## WORK TO COMPLETE
Return each line containing "with".

-*-*-

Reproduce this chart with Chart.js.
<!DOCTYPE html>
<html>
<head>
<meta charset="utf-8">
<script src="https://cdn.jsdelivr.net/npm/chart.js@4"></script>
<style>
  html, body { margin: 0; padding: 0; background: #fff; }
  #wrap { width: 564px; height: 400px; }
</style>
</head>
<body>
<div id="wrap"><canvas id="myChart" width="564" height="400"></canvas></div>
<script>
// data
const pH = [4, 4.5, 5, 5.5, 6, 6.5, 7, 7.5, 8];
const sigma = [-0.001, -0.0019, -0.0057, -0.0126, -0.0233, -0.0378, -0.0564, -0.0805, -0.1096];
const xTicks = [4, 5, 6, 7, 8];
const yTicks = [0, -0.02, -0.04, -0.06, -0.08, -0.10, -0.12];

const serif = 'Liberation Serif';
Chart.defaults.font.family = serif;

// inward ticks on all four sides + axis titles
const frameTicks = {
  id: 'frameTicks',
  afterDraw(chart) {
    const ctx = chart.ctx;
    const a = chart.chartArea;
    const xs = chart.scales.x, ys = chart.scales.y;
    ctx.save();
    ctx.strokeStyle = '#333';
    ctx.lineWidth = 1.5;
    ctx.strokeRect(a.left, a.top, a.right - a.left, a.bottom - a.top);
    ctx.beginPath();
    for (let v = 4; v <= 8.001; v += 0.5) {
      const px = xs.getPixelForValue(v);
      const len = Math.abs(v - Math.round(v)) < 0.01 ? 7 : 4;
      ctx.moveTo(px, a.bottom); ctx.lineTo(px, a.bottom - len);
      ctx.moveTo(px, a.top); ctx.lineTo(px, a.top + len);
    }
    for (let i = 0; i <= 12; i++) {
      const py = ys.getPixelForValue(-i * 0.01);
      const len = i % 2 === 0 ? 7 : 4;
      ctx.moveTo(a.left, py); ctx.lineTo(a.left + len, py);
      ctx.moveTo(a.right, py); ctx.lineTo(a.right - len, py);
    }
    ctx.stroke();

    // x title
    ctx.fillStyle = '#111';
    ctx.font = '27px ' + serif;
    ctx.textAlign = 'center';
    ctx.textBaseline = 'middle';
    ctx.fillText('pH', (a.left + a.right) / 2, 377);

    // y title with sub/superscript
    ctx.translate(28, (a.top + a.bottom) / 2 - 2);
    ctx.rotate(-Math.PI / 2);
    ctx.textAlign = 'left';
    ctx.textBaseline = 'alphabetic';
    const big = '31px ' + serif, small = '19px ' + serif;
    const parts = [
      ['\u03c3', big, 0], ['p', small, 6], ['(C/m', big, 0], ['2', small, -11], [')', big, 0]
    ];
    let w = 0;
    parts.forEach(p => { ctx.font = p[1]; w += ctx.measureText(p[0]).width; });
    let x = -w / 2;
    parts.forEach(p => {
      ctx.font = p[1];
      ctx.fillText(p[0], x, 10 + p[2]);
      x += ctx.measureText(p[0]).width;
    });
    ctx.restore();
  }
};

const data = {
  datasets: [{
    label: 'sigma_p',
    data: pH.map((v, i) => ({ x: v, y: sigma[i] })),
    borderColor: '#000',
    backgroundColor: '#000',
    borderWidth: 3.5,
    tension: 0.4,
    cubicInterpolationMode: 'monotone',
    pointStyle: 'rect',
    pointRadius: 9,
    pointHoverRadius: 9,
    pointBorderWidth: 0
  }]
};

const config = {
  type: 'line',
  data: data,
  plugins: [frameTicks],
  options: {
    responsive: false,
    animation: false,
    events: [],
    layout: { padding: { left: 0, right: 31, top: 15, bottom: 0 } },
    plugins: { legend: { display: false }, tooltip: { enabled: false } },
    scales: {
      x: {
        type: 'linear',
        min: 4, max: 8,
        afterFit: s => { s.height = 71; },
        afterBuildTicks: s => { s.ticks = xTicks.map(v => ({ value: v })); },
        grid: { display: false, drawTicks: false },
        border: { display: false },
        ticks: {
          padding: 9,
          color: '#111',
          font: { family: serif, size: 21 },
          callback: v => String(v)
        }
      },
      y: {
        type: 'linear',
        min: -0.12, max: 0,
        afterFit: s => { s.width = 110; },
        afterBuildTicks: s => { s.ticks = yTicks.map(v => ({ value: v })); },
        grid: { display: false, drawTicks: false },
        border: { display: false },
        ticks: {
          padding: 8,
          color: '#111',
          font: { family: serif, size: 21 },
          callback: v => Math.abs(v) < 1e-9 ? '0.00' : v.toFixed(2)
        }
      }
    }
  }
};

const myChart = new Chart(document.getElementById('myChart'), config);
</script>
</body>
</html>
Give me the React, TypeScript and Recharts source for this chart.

-*-*-

## REPLY TO THE EXERCISE
Reproduce this chart with Chart.js.
    // y title with sub/superscript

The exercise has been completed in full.